▼

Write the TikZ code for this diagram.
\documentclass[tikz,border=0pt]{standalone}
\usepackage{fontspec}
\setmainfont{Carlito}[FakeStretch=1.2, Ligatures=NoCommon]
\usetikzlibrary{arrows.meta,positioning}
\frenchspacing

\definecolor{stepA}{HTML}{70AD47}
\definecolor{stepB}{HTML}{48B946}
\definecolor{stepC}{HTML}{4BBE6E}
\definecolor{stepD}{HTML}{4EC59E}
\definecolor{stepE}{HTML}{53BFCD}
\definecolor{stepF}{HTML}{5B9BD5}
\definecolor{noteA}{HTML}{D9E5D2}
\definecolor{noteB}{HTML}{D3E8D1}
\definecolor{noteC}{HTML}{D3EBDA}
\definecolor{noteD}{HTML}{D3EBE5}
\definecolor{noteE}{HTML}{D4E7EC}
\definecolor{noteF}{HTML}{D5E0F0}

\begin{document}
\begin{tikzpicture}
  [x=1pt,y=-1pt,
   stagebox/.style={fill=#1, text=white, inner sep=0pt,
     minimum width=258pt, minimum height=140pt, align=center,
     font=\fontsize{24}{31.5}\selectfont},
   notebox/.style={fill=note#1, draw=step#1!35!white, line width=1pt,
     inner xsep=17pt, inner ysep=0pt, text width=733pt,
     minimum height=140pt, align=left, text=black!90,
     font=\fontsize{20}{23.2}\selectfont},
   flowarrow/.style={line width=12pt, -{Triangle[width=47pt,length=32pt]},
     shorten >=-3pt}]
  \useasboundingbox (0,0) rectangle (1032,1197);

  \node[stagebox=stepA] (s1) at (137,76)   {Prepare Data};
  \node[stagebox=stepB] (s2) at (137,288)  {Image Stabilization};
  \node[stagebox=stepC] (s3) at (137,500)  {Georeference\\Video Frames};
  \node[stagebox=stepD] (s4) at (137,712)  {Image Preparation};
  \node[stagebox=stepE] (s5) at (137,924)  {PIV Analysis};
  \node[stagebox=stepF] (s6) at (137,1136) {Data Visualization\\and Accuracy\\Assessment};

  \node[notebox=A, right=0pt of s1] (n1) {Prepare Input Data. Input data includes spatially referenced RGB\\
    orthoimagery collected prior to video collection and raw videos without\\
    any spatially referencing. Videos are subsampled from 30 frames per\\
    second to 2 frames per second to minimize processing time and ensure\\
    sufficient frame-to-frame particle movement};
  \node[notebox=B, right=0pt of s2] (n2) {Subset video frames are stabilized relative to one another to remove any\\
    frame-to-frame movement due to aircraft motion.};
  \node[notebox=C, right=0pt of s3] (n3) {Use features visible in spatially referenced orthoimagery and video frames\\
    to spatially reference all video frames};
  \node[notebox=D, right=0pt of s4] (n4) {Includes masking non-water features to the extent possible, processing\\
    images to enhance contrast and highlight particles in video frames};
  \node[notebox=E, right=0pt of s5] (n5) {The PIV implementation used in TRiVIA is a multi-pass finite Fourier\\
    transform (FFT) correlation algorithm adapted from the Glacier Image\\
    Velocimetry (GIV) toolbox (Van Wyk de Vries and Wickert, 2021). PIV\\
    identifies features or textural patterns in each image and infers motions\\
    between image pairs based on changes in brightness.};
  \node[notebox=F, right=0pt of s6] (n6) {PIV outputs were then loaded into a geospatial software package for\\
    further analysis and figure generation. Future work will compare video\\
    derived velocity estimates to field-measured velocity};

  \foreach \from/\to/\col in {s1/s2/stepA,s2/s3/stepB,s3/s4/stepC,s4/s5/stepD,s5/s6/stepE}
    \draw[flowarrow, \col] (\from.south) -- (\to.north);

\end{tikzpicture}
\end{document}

▲
▼

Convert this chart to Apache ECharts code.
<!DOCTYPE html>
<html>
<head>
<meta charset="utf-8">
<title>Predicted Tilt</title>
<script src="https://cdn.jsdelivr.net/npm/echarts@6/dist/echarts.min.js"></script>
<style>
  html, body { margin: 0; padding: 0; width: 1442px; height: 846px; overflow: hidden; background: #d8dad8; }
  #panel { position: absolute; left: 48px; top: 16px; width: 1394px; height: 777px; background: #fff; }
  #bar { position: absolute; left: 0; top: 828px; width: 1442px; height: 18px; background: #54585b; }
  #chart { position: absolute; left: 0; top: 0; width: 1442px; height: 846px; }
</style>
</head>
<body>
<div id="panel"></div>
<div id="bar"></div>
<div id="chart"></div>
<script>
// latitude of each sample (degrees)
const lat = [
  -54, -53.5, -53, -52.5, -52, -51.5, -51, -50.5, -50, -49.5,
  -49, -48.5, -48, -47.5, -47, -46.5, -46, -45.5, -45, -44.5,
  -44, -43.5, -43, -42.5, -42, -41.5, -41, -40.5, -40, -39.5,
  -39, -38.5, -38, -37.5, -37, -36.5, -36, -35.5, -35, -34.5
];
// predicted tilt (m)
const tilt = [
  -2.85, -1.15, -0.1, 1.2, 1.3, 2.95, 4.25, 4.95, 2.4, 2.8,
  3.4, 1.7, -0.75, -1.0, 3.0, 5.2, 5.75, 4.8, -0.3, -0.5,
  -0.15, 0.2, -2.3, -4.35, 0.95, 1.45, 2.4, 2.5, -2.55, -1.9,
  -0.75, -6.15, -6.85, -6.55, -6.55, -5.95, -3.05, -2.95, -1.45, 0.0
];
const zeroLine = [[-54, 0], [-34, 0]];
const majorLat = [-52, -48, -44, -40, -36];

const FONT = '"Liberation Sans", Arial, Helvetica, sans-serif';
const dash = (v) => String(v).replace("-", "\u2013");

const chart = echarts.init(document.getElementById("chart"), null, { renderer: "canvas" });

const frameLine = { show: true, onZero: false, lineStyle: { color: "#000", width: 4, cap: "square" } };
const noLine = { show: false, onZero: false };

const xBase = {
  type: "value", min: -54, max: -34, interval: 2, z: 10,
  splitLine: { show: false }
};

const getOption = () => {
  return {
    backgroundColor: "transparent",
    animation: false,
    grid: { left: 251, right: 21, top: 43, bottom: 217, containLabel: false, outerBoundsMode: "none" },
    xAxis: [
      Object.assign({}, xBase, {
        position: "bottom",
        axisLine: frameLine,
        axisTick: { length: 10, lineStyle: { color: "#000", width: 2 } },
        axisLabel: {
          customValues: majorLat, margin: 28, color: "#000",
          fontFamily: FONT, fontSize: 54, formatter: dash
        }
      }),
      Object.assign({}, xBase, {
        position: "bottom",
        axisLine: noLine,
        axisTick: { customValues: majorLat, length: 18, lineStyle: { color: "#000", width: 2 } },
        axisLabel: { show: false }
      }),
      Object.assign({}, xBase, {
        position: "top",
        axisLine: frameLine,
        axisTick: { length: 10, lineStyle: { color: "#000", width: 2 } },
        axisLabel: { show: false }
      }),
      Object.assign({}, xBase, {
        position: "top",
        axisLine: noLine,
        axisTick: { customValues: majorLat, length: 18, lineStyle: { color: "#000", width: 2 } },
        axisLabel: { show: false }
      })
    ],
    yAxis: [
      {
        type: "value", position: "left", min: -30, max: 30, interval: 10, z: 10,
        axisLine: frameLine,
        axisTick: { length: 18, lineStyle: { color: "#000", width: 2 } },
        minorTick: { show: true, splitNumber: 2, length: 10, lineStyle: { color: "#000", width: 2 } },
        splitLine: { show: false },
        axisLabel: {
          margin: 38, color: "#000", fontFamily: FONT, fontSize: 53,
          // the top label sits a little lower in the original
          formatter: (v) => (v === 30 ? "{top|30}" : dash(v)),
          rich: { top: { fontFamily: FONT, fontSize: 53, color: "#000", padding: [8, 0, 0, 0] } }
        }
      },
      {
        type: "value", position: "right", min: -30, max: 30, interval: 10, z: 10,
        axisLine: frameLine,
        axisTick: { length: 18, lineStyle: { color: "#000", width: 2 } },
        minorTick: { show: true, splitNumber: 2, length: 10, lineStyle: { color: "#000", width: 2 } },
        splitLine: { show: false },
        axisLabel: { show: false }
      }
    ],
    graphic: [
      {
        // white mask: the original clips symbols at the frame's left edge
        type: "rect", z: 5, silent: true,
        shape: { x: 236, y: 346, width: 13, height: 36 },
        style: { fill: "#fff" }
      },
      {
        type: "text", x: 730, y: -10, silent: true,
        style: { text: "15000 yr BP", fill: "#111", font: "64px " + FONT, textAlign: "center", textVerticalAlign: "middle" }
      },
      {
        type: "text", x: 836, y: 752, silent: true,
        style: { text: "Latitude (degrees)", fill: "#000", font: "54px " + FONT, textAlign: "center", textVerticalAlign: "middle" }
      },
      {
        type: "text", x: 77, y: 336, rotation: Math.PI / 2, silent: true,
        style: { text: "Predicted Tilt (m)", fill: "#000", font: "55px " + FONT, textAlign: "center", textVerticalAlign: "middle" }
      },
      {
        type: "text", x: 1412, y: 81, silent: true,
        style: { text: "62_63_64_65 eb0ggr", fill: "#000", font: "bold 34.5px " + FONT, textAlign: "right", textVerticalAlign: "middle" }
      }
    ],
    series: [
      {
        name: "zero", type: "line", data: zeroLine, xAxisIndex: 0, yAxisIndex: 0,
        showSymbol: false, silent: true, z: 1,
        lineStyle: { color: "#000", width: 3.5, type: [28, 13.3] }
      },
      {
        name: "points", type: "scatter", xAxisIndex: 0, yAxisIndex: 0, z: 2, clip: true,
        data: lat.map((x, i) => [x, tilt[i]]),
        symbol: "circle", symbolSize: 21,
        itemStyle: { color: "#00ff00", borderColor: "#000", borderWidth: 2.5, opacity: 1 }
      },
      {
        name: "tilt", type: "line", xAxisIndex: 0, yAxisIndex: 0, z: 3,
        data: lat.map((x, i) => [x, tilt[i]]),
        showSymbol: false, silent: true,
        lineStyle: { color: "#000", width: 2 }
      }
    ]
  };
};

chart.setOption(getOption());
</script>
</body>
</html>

▲

Each line in the material either holds the string "code" or does not. State how many do, and nothing else.

2